Comments and Suggestions for Authors

The prediction of the long-term behavior of complex dynamical systems has been investigated in this study. The physics-informed framework has been built through the continuous-time dynamics of an Autonomous Underwater Vehicle (AUV) by discovering its underlying energy landscape. There are some collected results which have provided from this proposal. However, there are some drawbacks that the authors should address them to improve this study.

1. In the abstract, the certain results of this study should be provided clearly though the proposed model.
2. In the introduction, the authors must state the novelty points of this study. Not only providing the proposed methodologies which have been based on the previous studies through the statements: “In this study, we establish the neural ordinary differential equation (neural ODE) [19] as a fundamental framework to modeling underwater vehicle dynamics.
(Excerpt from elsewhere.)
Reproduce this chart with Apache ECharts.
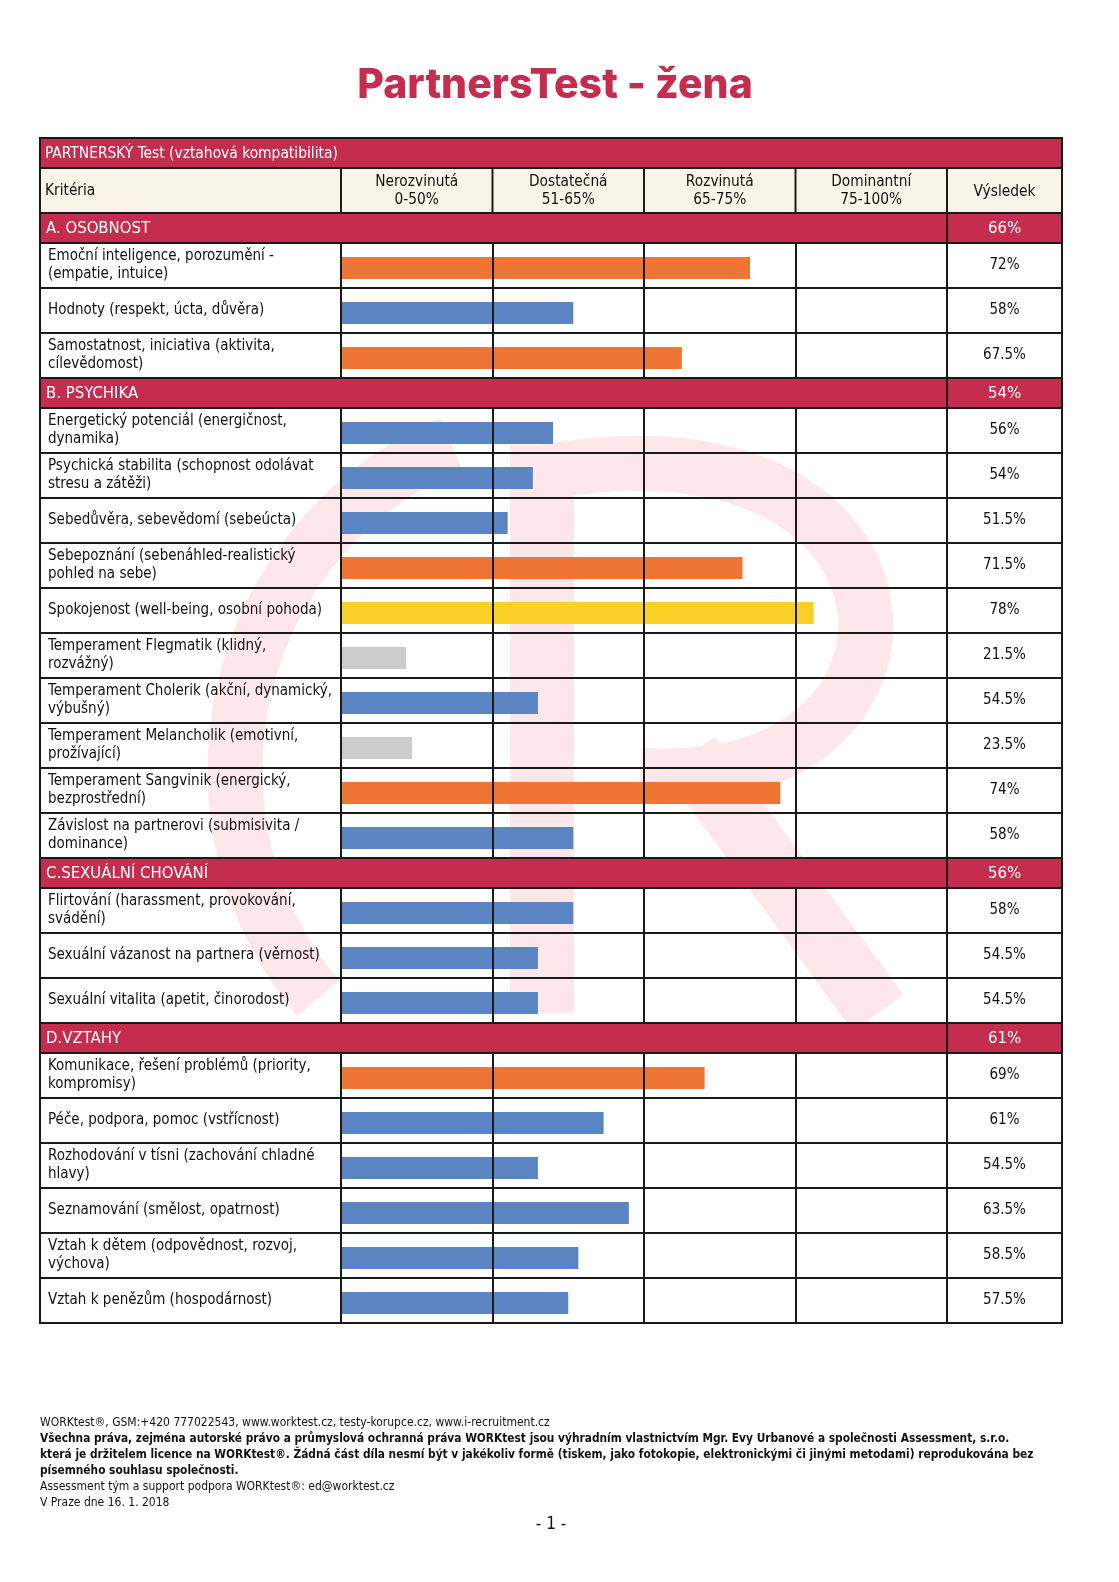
<!DOCTYPE html>
<html><head><meta charset="utf-8">
<script src="https://cdn.jsdelivr.net/npm/echarts@6/dist/echarts.min.js"></script>
<style>html,body{margin:0;padding:0;background:#fff;overflow:hidden;width:1119px;height:1582px}#c{width:1119px;height:1582px;overflow:hidden}</style>
</head><body><div id="c"></div>
<script>
// ---------- DATA ----------
const pageTitle = 'PartnersTest - žena';
const tableTitle = 'PARTNERSKÝ Test (vztahová kompatibilita)';
const columnHeaders = ['Kritéria', 'Nerozvinutá\n0-50%', 'Dostatečná\n51-65%', 'Rozvinutá\n65-75%', 'Dominantní\n75-100%', 'Výsledek'];
const scaleBreaks = [0, 50, 65, 75, 100];

const sectionNames = ['A. OSOBNOST', 'B. PSYCHIKA', 'C.SEXUÁLNÍ CHOVÁNÍ', 'D.VZTAHY'];
const sectionResults = [66, 54, 56, 61];

const criteriaA = ['Emoční inteligence, porozumění -\n(empatie, intuice)', 'Hodnoty (respekt, úcta, důvěra)', 'Samostatnost, iniciativa (aktivita,\ncílevědomost)'];
const valuesA = [72, 58, 67.5];

const criteriaB = ['Energetický potenciál (energičnost,\ndynamika)', 'Psychická stabilita (schopnost odolávat\nstresu a zátěži)', 'Sebedůvěra, sebevědomí (sebeúcta)', 'Sebepoznání (sebenáhled-realistický\npohled na sebe)', 'Spokojenost (well-being, osobní pohoda)', 'Temperament Flegmatik (klidný,\nrozvážný)', 'Temperament Cholerik (akční, dynamický,\nvýbušný)', 'Temperament Melancholik (emotivní,\nprožívající)', 'Temperament Sangvinik (energický,\nbezprostřední)', 'Závislost na partnerovi (submisivita /\ndominance)'];
const valuesB = [56, 54, 51.5, 71.5, 78, 21.5, 54.5, 23.5, 74, 58];

const criteriaC = ['Flirtování (harassment, provokování,\nsvádění)', 'Sexuální vázanost na partnera (věrnost)', 'Sexuální vitalita (apetit, činorodost)'];
const valuesC = [58, 54.5, 54.5];

const criteriaD = ['Komunikace, řešení problémů (priority,\nkompromisy)', 'Péče, podpora, pomoc (vstřícnost)', 'Rozhodování v tísni (zachování chladné\nhlavy)', 'Seznamování (smělost, opatrnost)', 'Vztah k dětem (odpovědnost, rozvoj,\nvýchova)', 'Vztah k penězům (hospodárnost)'];
const valuesD = [69, 61, 54.5, 63.5, 58.5, 57.5];

const footerLines = [
  ['WORKtest®, GSM:+420 777022543, www.worktest.cz, testy-korupce.cz, www.i-recruitment.cz', false],
  ['Všechna práva, zejména autorské právo a průmyslová ochranná práva WORKtest jsou výhradním vlastnictvím Mgr. Evy Urbanové a společnosti Assessment, s.r.o.', true],
  ['která je držitelem licence na WORKtest®. Žádná část díla nesmí být v jakékoliv formě (tiskem, jako fotokopie, elektronickými či jinými metodami) reprodukována bez', true],
  ['písemného souhlasu společnosti.', true],
  ['Assessment tým a support podpora WORKtest®: ed@worktest.cz', false],
  ['V Praze dne 16. 1. 2018', false]
];
const pageNumber = '- 1 -';

// ---------- STYLE / LAYOUT ----------
const CRIMSON = '#c52d4e', CREAM = '#f8f4e7', LINE = '#1a1a1a';
const BAR_COLORS = ['#cbcbcb', '#5a84c2', '#ee7533', '#fdd027'];
const FONT = '"DejaVu Sans Condensed","DejaVu Sans",sans-serif';
const L = 40, R = 1062, C0 = 341, CW = 151.5, RES_X = 1004.5;
const TOP = 138, H1 = 30, H2 = 45, SEC_H = 30, ROW_H = 45;

function toAxis(v) {
  for (let i = 0; i < scaleBreaks.length - 1; i++) {
    if (v <= scaleBreaks[i + 1]) return i + (v - scaleBreaks[i]) / (scaleBreaks[i + 1] - scaleBreaks[i]);
  }
  return scaleBreaks.length - 1;
}
function colorFor(v) {
  for (let i = 1; i < scaleBreaks.length; i++) if (v < scaleBreaks[i]) return BAR_COLORS[i - 1];
  return BAR_COLORS[BAR_COLORS.length - 1];
}

const sections = [
  [criteriaA, valuesA], [criteriaB, valuesB], [criteriaC, valuesC], [criteriaD, valuesD]
];

const xMin = (L - C0) / CW;
const xMax = scaleBreaks.length - 1 + (R - (C0 + (scaleBreaks.length - 1) * CW)) / CW;
const colX = [C0, C0 + CW, C0 + 2 * CW, C0 + 3 * CW, C0 + 4 * CW];

const graphic = [];
// watermark
const WM = '#fde7ea';
graphic.push({ type: 'arc', z: -20, silent: true, shape: { cx: 590, cy: 770, r: 355, startAngle: 140 * Math.PI / 180, endAngle: 247 * Math.PI / 180, clockwise: true }, style: { stroke: WM, lineWidth: 55, fill: null } });
graphic.push({ type: 'rect', z: -20, silent: true, shape: { x: 510, y: 445, width: 64, height: 568 }, style: { fill: WM } });
graphic.push({ type: 'bezierCurve', z: -20, silent: true, shape: { x1: 545, y1: 472, cpx1: 950, cpy1: 400, cpx2: 960, cpy2: 800, x2: 640, y2: 775 }, style: { stroke: WM, lineWidth: 55, fill: null } });
graphic.push({ type: 'line', z: -20, silent: true, shape: { x1: 690, y1: 755, x2: 878, y2: 1013 }, style: { stroke: WM, lineWidth: 62 } });

// title
graphic.push({ type: 'text', z: 10, x: 555, y: 86, style: { text: pageTitle, font: '800 41px Inter, "Open Sans", sans-serif', fill: CRIMSON, textAlign: 'center', textVerticalAlign: 'middle' } });

// header row 1
graphic.push({ type: 'rect', z: 10, shape: { x: L, y: TOP, width: R - L, height: H1 }, style: { fill: CRIMSON, stroke: LINE, lineWidth: 2 } });
graphic.push({ type: 'text', z: 11, x: 45, y: TOP + H1 / 2 + 1, style: { text: tableTitle, font: '15.4px ' + FONT, fill: '#fff', textVerticalAlign: 'middle' } });
// header row 2
const h2y = TOP + H1;
graphic.push({ type: 'rect', z: 10, shape: { x: L, y: h2y, width: R - L, height: H2 }, style: { fill: CREAM, stroke: LINE, lineWidth: 2 } });
colX.forEach(x => graphic.push({ type: 'line', z: 11, shape: { x1: x, y1: h2y, x2: x, y2: h2y + H2 }, style: { stroke: LINE, lineWidth: 2 } }));
graphic.push({ type: 'text', z: 11, x: 45, y: h2y + H2 / 2 + 1, style: { text: columnHeaders[0], font: '15.3px ' + FONT, fill: '#111', textVerticalAlign: 'middle' } });
for (let i = 1; i <= 4; i++) {
  graphic.push({ type: 'text', z: 11, x: (colX[i - 1] + colX[i]) / 2, y: h2y + H2 / 2 + 1, style: { text: columnHeaders[i], font: '15.3px ' + FONT, lineHeight: 18, fill: '#111', textAlign: 'center', textVerticalAlign: 'middle' } });
}
graphic.push({ type: 'text', z: 11, x: RES_X, y: h2y + H2 / 2 + 1, style: { text: columnHeaders[5], font: '15.4px ' + FONT, fill: '#111', textAlign: 'center', textVerticalAlign: 'middle' } });

const grids = [], xAxes = [], yAxes = [], series = [];
let y = h2y + H2;
sections.forEach(([cats, vals], i) => {
  // section header
  graphic.push({ type: 'rect', z: 10, shape: { x: L, y: y, width: R - L, height: SEC_H }, style: { fill: CRIMSON, stroke: LINE, lineWidth: 2 } });
  graphic.push({ type: 'line', z: 11, shape: { x1: colX[4], y1: y, x2: colX[4], y2: y + SEC_H }, style: { stroke: LINE, lineWidth: 2 } });
  graphic.push({ type: 'text', z: 11, x: 46, y: y + SEC_H / 2 + 1, style: { text: sectionNames[i], font: '16.6px ' + FONT, fill: '#fff', textVerticalAlign: 'middle' } });
  graphic.push({ type: 'text', z: 11, x: RES_X, y: y + SEC_H / 2 + 1, style: { text: sectionResults[i] + '%', font: '16.6px ' + FONT, fill: '#fff', textAlign: 'center', textVerticalAlign: 'middle' } });
  y += SEC_H;
  const h = cats.length * ROW_H;
  grids.push({ left: L, right: 1119 - R, top: y, height: h, show: true, borderColor: LINE, borderWidth: 2, backgroundColor: 'transparent', containLabel: false });
  y += h;
  xAxes.push({ type: 'value', gridIndex: i, min: xMin, max: xMax, show: false });
  yAxes.push({
    type: 'category', gridIndex: i, inverse: true, data: cats,
    axisLine: { show: false }, axisTick: { show: false },
    splitLine: { show: true, lineStyle: { color: LINE, width: 2 } },
    axisLabel: { inside: true, margin: 8, interval: 0, color: '#111', fontFamily: FONT, fontSize: 15, lineHeight: 18, align: 'left' }
  });
  yAxes.push({
    type: 'category', gridIndex: i, inverse: true, position: 'right', data: vals.map(v => v + '%'),
    axisLine: { show: false }, axisTick: { show: false }, splitLine: { show: false },
    axisLabel: { inside: true, margin: R - RES_X, interval: 0, color: '#111', fontFamily: FONT, fontSize: 15, align: 'center' }
  });
  // invisible spacer series nudges the bars slightly below the row centre, as in the reference
  series.push({
    type: 'bar', xAxisIndex: i, yAxisIndex: 2 * i, barWidth: 5, barGap: '0%', silent: true,
    itemStyle: { color: 'rgba(0,0,0,0)' },
    data: vals.map(() => 0)
  });
  series.push({
    type: 'bar', xAxisIndex: i, yAxisIndex: 2 * i, barWidth: 22, barGap: '0%', silent: true,
    data: vals.map(v => ({ value: toAxis(v), itemStyle: { color: colorFor(v) } })),
    markLine: {
      silent: true, symbol: ['none', 'none'], label: { show: false },
      lineStyle: { color: LINE, width: 2, type: 'solid' },
      data: [0, 1, 2, 3, 4].map(x => ({ xAxis: x }))
    }
  });
});

// footer
footerLines.forEach(([t, bold], i) => {
  graphic.push({ type: 'text', z: 10, x: 40, y: 1423 + i * 16, style: { text: t, font: (bold ? 'bold 11.8px ' : '12px ') + FONT, fill: '#111', textVerticalAlign: 'middle' } });
});
graphic.push({ type: 'text', z: 10, x: 551, y: 1525, style: { text: pageNumber, font: '17px ' + FONT, fill: '#111', textAlign: 'center', textVerticalAlign: 'middle' } });

const chart = echarts.init(document.getElementById('c'));
chart.setOption({
  animation: false,
  backgroundColor: '#fff',
  grid: grids, xAxis: xAxes, yAxis: yAxes, series: series,
  graphic: graphic
});
</script></body></html>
This framework combines ordinary differential equations with neural networks starting only from the initial state of the system and using non-uniform observation data to model continuous dynamics. We then express the motion model of underwater vehicles in the form of Hamiltonian mechanics, using the Hamiltonian neural network (HNN)…”.
3. The abbreviation and nomenclature should be implemented to explain the equations from the proposed methods.
4. In table 1, the parameters of REMUS 100 AUV should be cited the original sources of these specific parameters.
5. The priority features of comparative results should be made clear to state the significance of this study.
6. The discussion should be expanded to verify with the experimental works.

Comments for author File: Comments.pdf

Author Response

Please see the attachment.

Author Response File: Author Response.pdf

Round 2

Reviewer 2 Report

Comments and Suggestions for Authors

The authors have addressed all comments of this reviewer. The current version is fine to be accepted for publishing on Journal of Marine Science and Engineering.